> _WRITTEN INSTRUCTION_
Every line below is to be copied exactly, with the pictures left out.

> _DATASET EXCERPT_
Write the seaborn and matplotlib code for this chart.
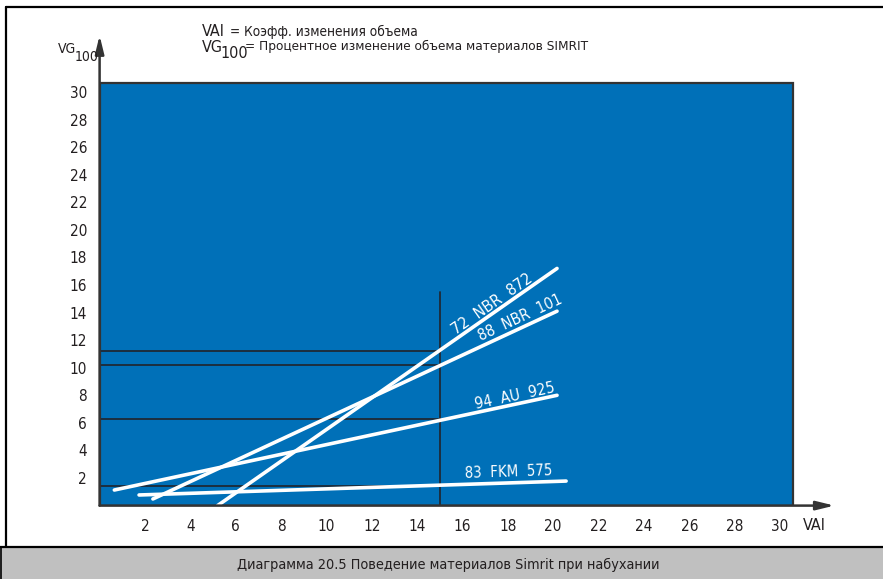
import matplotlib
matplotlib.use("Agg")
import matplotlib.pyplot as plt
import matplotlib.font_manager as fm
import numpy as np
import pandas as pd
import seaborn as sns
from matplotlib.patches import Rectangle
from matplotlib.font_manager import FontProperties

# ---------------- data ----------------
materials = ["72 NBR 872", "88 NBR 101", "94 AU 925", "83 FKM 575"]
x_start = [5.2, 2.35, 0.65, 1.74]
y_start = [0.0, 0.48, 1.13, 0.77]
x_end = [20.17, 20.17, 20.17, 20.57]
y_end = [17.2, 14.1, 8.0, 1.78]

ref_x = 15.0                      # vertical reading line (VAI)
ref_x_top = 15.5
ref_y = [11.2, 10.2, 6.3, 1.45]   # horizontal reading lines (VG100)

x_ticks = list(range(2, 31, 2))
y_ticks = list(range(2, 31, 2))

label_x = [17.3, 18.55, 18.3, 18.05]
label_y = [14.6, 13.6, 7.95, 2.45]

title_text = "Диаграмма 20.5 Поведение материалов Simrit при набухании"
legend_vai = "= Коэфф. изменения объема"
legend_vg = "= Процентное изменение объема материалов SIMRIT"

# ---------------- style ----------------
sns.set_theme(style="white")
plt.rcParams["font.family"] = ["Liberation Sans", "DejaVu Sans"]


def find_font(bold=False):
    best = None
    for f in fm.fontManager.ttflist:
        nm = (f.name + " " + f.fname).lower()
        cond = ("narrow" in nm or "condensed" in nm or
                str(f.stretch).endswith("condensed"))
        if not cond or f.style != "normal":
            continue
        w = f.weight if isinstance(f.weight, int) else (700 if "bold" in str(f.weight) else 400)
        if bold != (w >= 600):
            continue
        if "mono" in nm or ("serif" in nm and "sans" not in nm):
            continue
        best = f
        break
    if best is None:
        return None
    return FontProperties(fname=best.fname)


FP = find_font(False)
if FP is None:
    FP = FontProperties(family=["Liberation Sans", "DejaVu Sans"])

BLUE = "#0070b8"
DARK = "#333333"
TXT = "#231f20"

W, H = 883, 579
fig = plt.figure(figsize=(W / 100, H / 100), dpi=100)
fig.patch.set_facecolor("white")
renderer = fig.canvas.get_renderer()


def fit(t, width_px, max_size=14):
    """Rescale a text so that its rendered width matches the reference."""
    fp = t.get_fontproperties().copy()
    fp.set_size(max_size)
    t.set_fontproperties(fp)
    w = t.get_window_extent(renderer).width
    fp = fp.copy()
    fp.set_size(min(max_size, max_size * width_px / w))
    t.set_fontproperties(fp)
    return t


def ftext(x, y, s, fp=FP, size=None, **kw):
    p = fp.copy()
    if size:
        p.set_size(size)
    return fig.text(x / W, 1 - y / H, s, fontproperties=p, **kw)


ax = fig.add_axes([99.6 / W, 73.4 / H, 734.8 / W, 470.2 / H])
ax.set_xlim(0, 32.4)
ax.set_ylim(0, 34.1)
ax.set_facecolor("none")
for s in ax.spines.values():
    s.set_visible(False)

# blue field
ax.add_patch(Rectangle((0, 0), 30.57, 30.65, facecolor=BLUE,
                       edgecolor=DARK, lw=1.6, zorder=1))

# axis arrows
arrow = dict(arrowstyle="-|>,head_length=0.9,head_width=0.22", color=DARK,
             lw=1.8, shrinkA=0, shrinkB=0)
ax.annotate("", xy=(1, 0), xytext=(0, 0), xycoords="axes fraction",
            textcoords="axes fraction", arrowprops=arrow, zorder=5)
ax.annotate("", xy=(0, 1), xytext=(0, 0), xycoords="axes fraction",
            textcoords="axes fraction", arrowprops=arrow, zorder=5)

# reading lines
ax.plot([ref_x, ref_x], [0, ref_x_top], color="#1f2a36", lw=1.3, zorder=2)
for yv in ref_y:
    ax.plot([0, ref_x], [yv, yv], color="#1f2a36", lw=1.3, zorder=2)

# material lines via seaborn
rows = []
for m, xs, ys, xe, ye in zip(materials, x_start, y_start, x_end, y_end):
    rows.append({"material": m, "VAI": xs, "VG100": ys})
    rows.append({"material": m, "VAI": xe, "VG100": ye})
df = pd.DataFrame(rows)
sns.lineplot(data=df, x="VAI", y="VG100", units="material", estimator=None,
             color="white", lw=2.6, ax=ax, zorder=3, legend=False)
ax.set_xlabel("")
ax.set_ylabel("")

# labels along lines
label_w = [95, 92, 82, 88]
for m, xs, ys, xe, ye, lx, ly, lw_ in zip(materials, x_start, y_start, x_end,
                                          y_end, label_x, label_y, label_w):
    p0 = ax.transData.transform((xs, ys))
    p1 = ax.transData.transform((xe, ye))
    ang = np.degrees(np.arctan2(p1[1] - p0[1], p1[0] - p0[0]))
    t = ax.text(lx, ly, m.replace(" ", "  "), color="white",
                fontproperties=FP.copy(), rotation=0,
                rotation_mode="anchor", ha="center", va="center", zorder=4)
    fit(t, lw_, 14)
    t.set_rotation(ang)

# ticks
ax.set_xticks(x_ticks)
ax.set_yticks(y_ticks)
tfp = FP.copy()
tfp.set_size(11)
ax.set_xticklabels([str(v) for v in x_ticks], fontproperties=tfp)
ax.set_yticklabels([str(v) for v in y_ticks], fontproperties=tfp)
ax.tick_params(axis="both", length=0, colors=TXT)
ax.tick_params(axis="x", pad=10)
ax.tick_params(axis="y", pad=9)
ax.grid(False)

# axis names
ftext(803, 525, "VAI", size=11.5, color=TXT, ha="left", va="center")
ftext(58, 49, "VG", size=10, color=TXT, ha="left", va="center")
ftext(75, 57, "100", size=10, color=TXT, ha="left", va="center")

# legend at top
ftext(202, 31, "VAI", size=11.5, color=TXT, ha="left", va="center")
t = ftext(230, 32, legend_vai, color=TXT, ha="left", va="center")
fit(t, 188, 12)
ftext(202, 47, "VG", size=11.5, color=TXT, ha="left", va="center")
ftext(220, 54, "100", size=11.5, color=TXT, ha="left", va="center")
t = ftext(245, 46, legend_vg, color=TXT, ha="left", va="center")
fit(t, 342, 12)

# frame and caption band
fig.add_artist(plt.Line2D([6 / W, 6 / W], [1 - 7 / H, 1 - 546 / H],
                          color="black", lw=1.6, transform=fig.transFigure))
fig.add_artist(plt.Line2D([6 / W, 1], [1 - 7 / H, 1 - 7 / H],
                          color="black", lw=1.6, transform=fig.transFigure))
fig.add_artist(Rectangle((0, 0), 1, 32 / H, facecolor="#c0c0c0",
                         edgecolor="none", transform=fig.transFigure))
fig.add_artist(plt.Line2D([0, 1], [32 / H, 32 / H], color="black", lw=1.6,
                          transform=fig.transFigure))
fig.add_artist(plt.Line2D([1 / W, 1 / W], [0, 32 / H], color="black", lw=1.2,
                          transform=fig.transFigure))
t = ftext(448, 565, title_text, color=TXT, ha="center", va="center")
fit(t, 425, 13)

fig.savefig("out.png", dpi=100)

> _THE RESULT_
Write the seaborn and matplotlib code for this chart.
import matplotlib
matplotlib.use("Agg")
import matplotlib.pyplot as plt
import matplotlib.font_manager as fm
import numpy as np
import pandas as pd
import seaborn as sns
from matplotlib.patches import Rectangle
from matplotlib.font_manager import FontProperties

# ---------------- data ----------------
materials = ["72 NBR 872", "88 NBR 101", "94 AU 925", "83 FKM 575"]
x_start = [5.2, 2.35, 0.65, 1.74]
y_start = [0.0, 0.48, 1.13, 0.77]
x_end = [20.17, 20.17, 20.17, 20.57]
y_end = [17.2, 14.1, 8.0, 1.78]

ref_x = 15.0                      # vertical reading line (VAI)
ref_x_top = 15.5
ref_y = [11.2, 10.2, 6.3, 1.45]   # horizontal reading lines (VG100)

x_ticks = list(range(2, 31, 2))
y_ticks = list(range(2, 31, 2))

label_x = [17.3, 18.55, 18.3, 18.05]
label_y = [14.6, 13.6, 7.95, 2.45]

title_text = "Диаграмма 20.5 Поведение материалов Simrit при набухании"
legend_vai = "= Коэфф. изменения объема"
legend_vg = "= Процентное изменение объема материалов SIMRIT"

# ---------------- style ----------------
sns.set_theme(style="white")
plt.rcParams["font.family"] = ["Liberation Sans", "DejaVu Sans"]


def find_font(bold=False):
    best = None
    for f in fm.fontManager.ttflist:
        nm = (f.name + " " + f.fname).lower()
        cond = ("narrow" in nm or "condensed" in nm or
                str(f.stretch).endswith("condensed"))
        if not cond or f.style != "normal":
            continue
        w = f.weight if isinstance(f.weight, int) else (700 if "bold" in str(f.weight) else 400)
        if bold != (w >= 600):
            continue
        if "mono" in nm or ("serif" in nm and "sans" not in nm):
            continue
        best = f
        break
    if best is None:
        return None
    return FontProperties(fname=best.fname)


FP = find_font(False)
if FP is None:
    FP = FontProperties(family=["Liberation Sans", "DejaVu Sans"])

BLUE = "#0070b8"
DARK = "#333333"
TXT = "#231f20"

W, H = 883, 579
fig = plt.figure(figsize=(W / 100, H / 100), dpi=100)
fig.patch.set_facecolor("white")
renderer = fig.canvas.get_renderer()


def fit(t, width_px, max_size=14):
    """Rescale a text so that its rendered width matches the reference."""
    fp = t.get_fontproperties().copy()
    fp.set_size(max_size)
    t.set_fontproperties(fp)
    w = t.get_window_extent(renderer).width
    fp = fp.copy()
    fp.set_size(min(max_size, max_size * width_px / w))
    t.set_fontproperties(fp)
    return t


def ftext(x, y, s, fp=FP, size=None, **kw):
    p = fp.copy()
    if size:
        p.set_size(size)
    return fig.text(x / W, 1 - y / H, s, fontproperties=p, **kw)


ax = fig.add_axes([99.6 / W, 73.4 / H, 734.8 / W, 470.2 / H])
ax.set_xlim(0, 32.4)
ax.set_ylim(0, 34.1)
ax.set_facecolor("none")
for s in ax.spines.values():
    s.set_visible(False)

# blue field
ax.add_patch(Rectangle((0, 0), 30.57, 30.65, facecolor=BLUE,
                       edgecolor=DARK, lw=1.6, zorder=1))

# axis arrows
arrow = dict(arrowstyle="-|>,head_length=0.9,head_width=0.22", color=DARK,
             lw=1.8, shrinkA=0, shrinkB=0)
ax.annotate("", xy=(1, 0), xytext=(0, 0), xycoords="axes fraction",
            textcoords="axes fraction", arrowprops=arrow, zorder=5)
ax.annotate("", xy=(0, 1), xytext=(0, 0), xycoords="axes fraction",
            textcoords="axes fraction", arrowprops=arrow, zorder=5)

# reading lines
ax.plot([ref_x, ref_x], [0, ref_x_top], color="#1f2a36", lw=1.3, zorder=2)
for yv in ref_y:
    ax.plot([0, ref_x], [yv, yv], color="#1f2a36", lw=1.3, zorder=2)

# material lines via seaborn
rows = []
for m, xs, ys, xe, ye in zip(materials, x_start, y_start, x_end, y_end):
    rows.append({"material": m, "VAI": xs, "VG100": ys})
    rows.append({"material": m, "VAI": xe, "VG100": ye})
df = pd.DataFrame(rows)
sns.lineplot(data=df, x="VAI", y="VG100", units="material", estimator=None,
             color="white", lw=2.6, ax=ax, zorder=3, legend=False)
ax.set_xlabel("")
ax.set_ylabel("")

# labels along lines
label_w = [95, 92, 82, 88]
for m, xs, ys, xe, ye, lx, ly, lw_ in zip(materials, x_start, y_start, x_end,
                                          y_end, label_x, label_y, label_w):
    p0 = ax.transData.transform((xs, ys))
    p1 = ax.transData.transform((xe, ye))
    ang = np.degrees(np.arctan2(p1[1] - p0[1], p1[0] - p0[0]))
    t = ax.text(lx, ly, m.replace(" ", "  "), color="white",
                fontproperties=FP.copy(), rotation=0,
                rotation_mode="anchor", ha="center", va="center", zorder=4)
    fit(t, lw_, 14)
    t.set_rotation(ang)

# ticks
ax.set_xticks(x_ticks)
ax.set_yticks(y_ticks)
tfp = FP.copy()
tfp.set_size(11)
ax.set_xticklabels([str(v) for v in x_ticks], fontproperties=tfp)
ax.set_yticklabels([str(v) for v in y_ticks], fontproperties=tfp)
ax.tick_params(axis="both", length=0, colors=TXT)
ax.tick_params(axis="x", pad=10)
ax.tick_params(axis="y", pad=9)
ax.grid(False)

# axis names
ftext(803, 525, "VAI", size=11.5, color=TXT, ha="left", va="center")
ftext(58, 49, "VG", size=10, color=TXT, ha="left", va="center")
ftext(75, 57, "100", size=10, color=TXT, ha="left", va="center")

# legend at top
ftext(202, 31, "VAI", size=11.5, color=TXT, ha="left", va="center")
t = ftext(230, 32, legend_vai, color=TXT, ha="left", va="center")
fit(t, 188, 12)
ftext(202, 47, "VG", size=11.5, color=TXT, ha="left", va="center")
ftext(220, 54, "100", size=11.5, color=TXT, ha="left", va="center")
t = ftext(245, 46, legend_vg, color=TXT, ha="left", va="center")
fit(t, 342, 12)

# frame and caption band
fig.add_artist(plt.Line2D([6 / W, 6 / W], [1 - 7 / H, 1 - 546 / H],
                          color="black", lw=1.6, transform=fig.transFigure))
fig.add_artist(plt.Line2D([6 / W, 1], [1 - 7 / H, 1 - 7 / H],
                          color="black", lw=1.6, transform=fig.transFigure))
fig.add_artist(Rectangle((0, 0), 1, 32 / H, facecolor="#c0c0c0",
                         edgecolor="none", transform=fig.transFigure))
fig.add_artist(plt.Line2D([0, 1], [32 / H, 32 / H], color="black", lw=1.6,
                          transform=fig.transFigure))
fig.add_artist(plt.Line2D([1 / W, 1 / W], [0, 32 / H], color="black", lw=1.2,
                          transform=fig.transFigure))
t = ftext(448, 565, title_text, color=TXT, ha="center", va="center")
fit(t, 425, 13)

fig.savefig("out.png", dpi=100)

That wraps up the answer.